Concluding Recommendations for Philanthropy
A key theme that emerged in the interviews was that more philanthropic funding is needed for digital rights litigation as philanthropic funding still plays an important role because of the relative independence and empowerment it can allow CSO and the limited scope of other funding sources mentioned above. Almost all interviewees had been prevented from bringing cases against big tech due to the lack of available funding. Interviewees talked about there only being a few philanthropic funders interested in funding litigation. Most interviewees saw fundraising for public interest litigation against big tech as a very difficult challenge, particularly in regard to risks such as adverse costs, which philanthropic grants are not structured to cover.
As noted in the introduction, philanthropy needs to change how grants are structured so that funding meets the needs and dynamics of litigation. Interviewees identified trust and flexibility as valuable characteristics of the available philanthropic funding. There are many risks and uncertainties inherent in litigation, including the timeline and process of a case which are shaped by decisions on procedural options taken by defendants as well as claimants. Much of how a case unfolds will not be within the control of a CSO bringing the case, thus interviewees emphasised that funding for litigation needs to be underpinned by trust and flexibility so that the CSO can respond to unexpected developments with confidence in the ongoing support of the funder. Interviewees also expressed frustration with rigid application processes for philanthropic funding and spoke about the need for flexible processes to enable better communication, particularly regarding complex litigation.

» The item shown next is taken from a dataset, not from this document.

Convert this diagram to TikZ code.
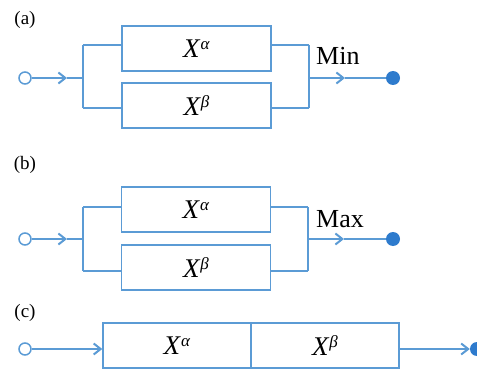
\documentclass[tikz,border=0pt]{standalone}
\usepackage{fontspec}
\setmainfont{Liberation Serif}
\usetikzlibrary{arrows.meta}
\definecolor{ln}{RGB}{91,155,213}
\definecolor{dt}{RGB}{46,123,205}
\newcommand{\xsym}[1]{\textit{X}\raisebox{8pt}{\fontsize{17}{18}\selectfont\textit{#1}}}
\tikzset{
  wire/.style={draw=ln, line width=2pt},
  blk/.style={draw=ln, line width=1.4pt, fill=white, minimum width=149pt, minimum height=45pt, inner sep=0pt, font=\fontsize{27}{29}\selectfont},
  incirc/.style={circle, draw=ln, line width=1.5pt, fill=white, minimum size=12pt, inner sep=0pt},
  outdot/.style={circle, fill=dt, minimum size=14pt, inner sep=0pt},
  tip/.style={-{Straight Barb[length=7pt,width=11pt,line width=2pt]}},
  lab/.style={font=\fontsize{19}{21}\selectfont},
  op/.style={font=\fontsize{26}{28}\selectfont, anchor=south west, inner sep=0pt}
}
\begin{document}
\begin{tikzpicture}[x=1pt,y=-1pt]
\useasboundingbox (0,0) rectangle (477,369);
% ---------- (a)
\node[lab] (la) at (25,20) {(a)};
\node[blk] (a1) at (196.5,48.5) {\xsym{α}};
\node[blk] (a2) at (196.5,105.5) {\xsym{β}};
\node[incirc] (ain) at (25,78) {};
\node[outdot] (aout) at (393,78) {};
\coordinate (asl) at (83,78);
\coordinate (asr) at (309,78);
\coordinate (aa1) at (67,78);
\coordinate (aa2) at (345,78);
\draw[wire] (83,45) -- (83,108);
\draw[wire] (309,45) -- (309,108);
\draw[wire] (83,45) -- (a1.west |- 0,45);
\draw[wire] (83,108) -- (a2.west |- 0,108);
\draw[wire] (a1.east |- 0,45) -- (309,45);
\draw[wire] (a2.east |- 0,108) -- (309,108);
\draw[wire,tip] (ain) -- (aa1);
\draw[wire] (aa1) -- (asl);
\draw[wire,tip] (asr) -- (aa2);
\draw[wire] (aa2) -- (aout);
\node[op] (amin) at (316,65) {Min};
% ---------- (b)
\node[lab] (lb) at (25,165) {(b)};
\node[blk] (b1) at (196,209.5) {\xsym{α}};
\node[blk] (b2) at (196,267.5) {\xsym{β}};
\node[incirc] (bin) at (25,239) {};
\node[outdot] (bout) at (393,239) {};
\coordinate (bsl) at (83,239);
\coordinate (bsr) at (308,239);
\coordinate (ba1) at (67,239);
\coordinate (ba2) at (344,239);
\draw[wire] (83,207) -- (83,271);
\draw[wire] (308,207) -- (308,271);
\draw[wire] (83,207) -- (b1.west |- 0,207);
\draw[wire] (83,271) -- (b2.west |- 0,271);
\draw[wire] (b1.east |- 0,207) -- (308,207);
\draw[wire] (b2.east |- 0,271) -- (308,271);
\draw[wire,tip] (bin) -- (ba1);
\draw[wire] (ba1) -- (bsl);
\draw[wire,tip] (bsr) -- (ba2);
\draw[wire] (ba2) -- (bout);
\node[op] (bmax) at (316,228) {Max};
% ---------- (c)
\node[lab] (lc) at (25,313) {(c)};
\node[blk,minimum width=148pt] (c1) at (177,345.5) {\xsym{α}};
\node[blk,minimum width=148pt] (c2) at (325,345.5) {\xsym{β}};
\node[incirc] (cin) at (25,349) {};
\node[outdot] (cout) at (477,349) {};
\draw[wire,tip] (cin) -- (c1.west |- cin);
\draw[wire,tip] (c2.east |- cout) -- (cout.west);
\end{tikzpicture}
\end{document}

Neither private enforcement litigation nor the philanthropic funding needed for such cases is a panacea for the realisation of digital rights. CSOs are increasingly turning to private enforcement actions due to regulatory failure, but interviewees emphasised that it would be better if public regulators robustly enforced the law to prevent digital rights infringements and hold companies accountable when they act unlawfully. Nevertheless, mechanisms for private enforcement mitigate the political risks to which public enforcement mechanisms are subject, as demonstrated by the current geopolitical context, and the efficacy of these mechanisms depends in part on the availability of funding that is ‘fit for purpose’ to support litigation.